In performing image analysis over successive fields of view as disclosed in concurrently filed application, entitled Image Analysis Data Transfer, it is often necessary to identify from successive fields of view a specific point related to a feature or object boundary. However, the video signal which defines the feature boundary always contains a small amount of noise and thus points identified in an initial field of scan will not be exactly coincident with points identified using similar criteria on subsequent fields of scan. There will inevitably be a small amount of noise which will displace these points from field to field.

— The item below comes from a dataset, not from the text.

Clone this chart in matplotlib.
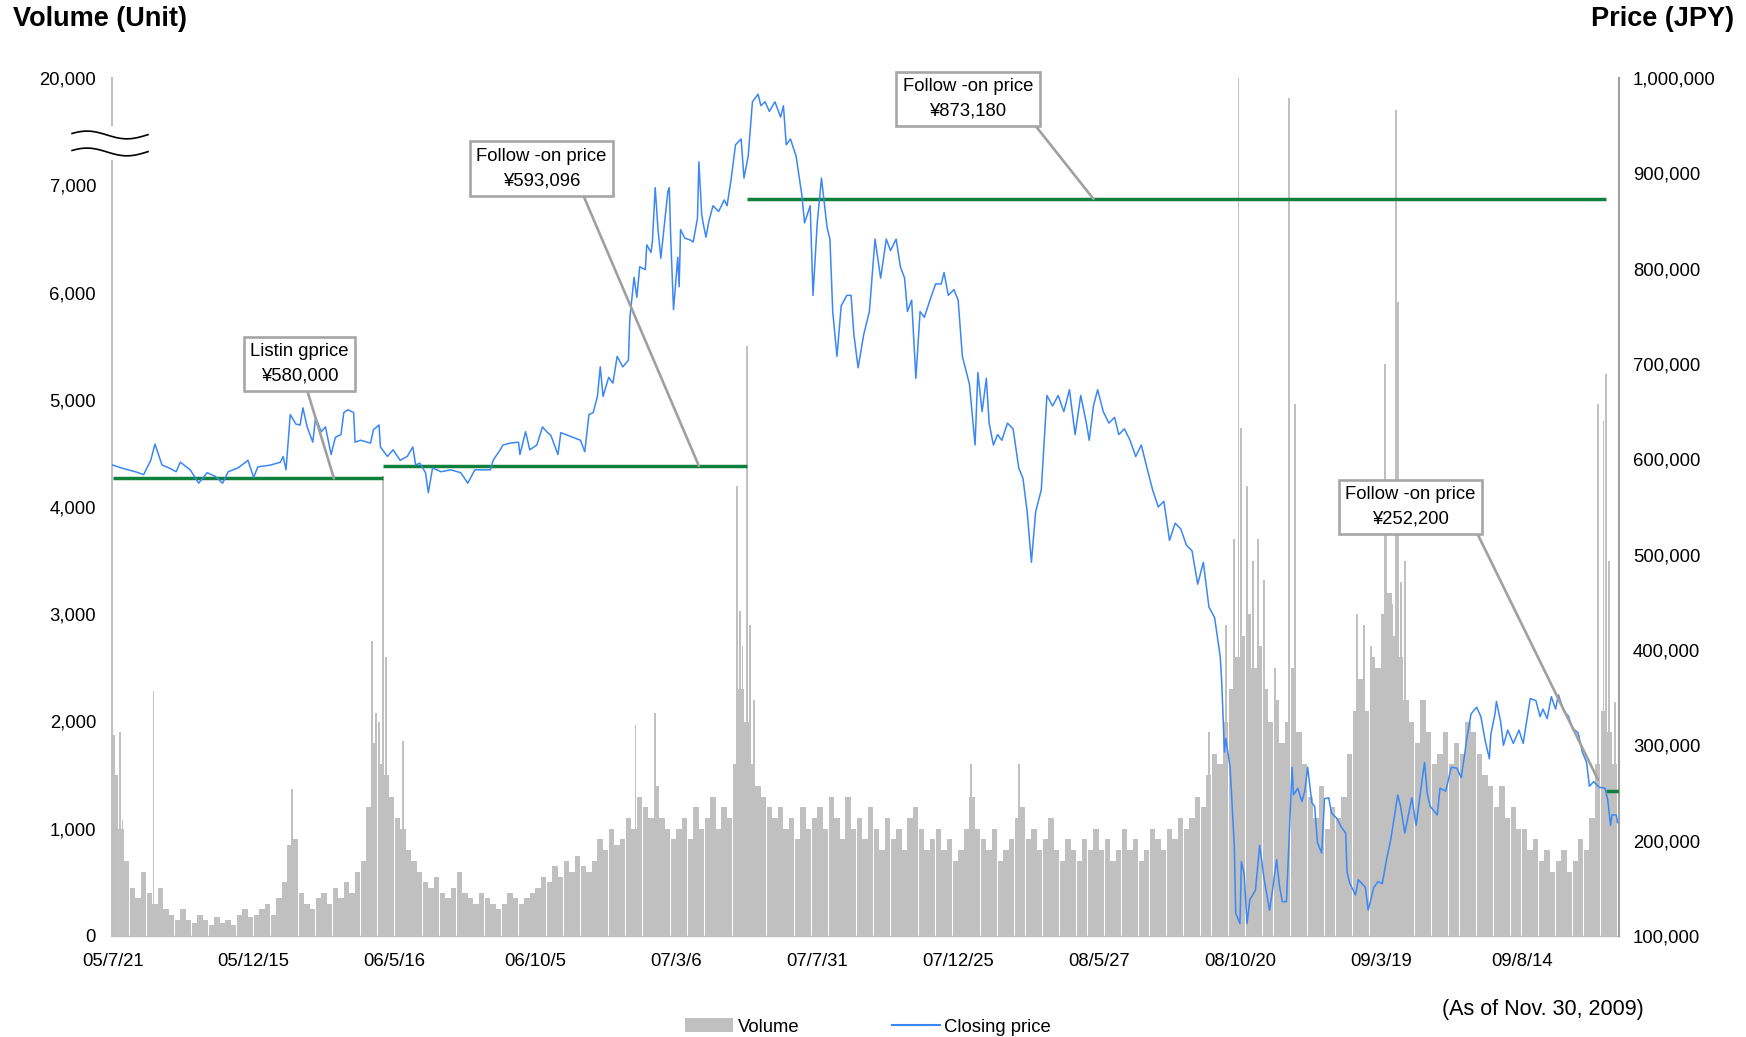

In the copending application, entitled Image Analysis Data Transfer, coordinate data from an initial field of view is stored in a memory to identify points of interest termed index points at which data is to be extracted at subsequent fields of view. These index points can define a position based, at least in part, on information derived from the video signal or a scanner for a television camera as a component of the image analysis system. A description of the function of a television camera in an image analysis system, together with a derivation of data relating to the positions of boundaries, is found in U.S. Pat. No. 3,763,357, entitled "THRESHOLD CIRCUIT FOR CONVERTING A VIDEO SIGNAL TO A BINARY VIDEO SIGNAL," issued Oct. 2, 1973 for inventor Roger R. A. Morton.
In successive fields of scan, electronic measurement logic performs calculations on the video signal and extracts data which was sampled when the scan format was in a position related to the points identified in the initial field of scan. Because of the nature of this extraction in a noise-free system, the synchronism between the coordinates of the stored points and computation of data is inherent in the designed system. However, the addition of noise which will often arise from the video signal due to the action of the television camera preamplifier which injects noise into the initially minute video signal and results in the intercept boundaries, defined in an initial field of scan, falling into a position which differ, possibly significantly, from subsequent fields of scan.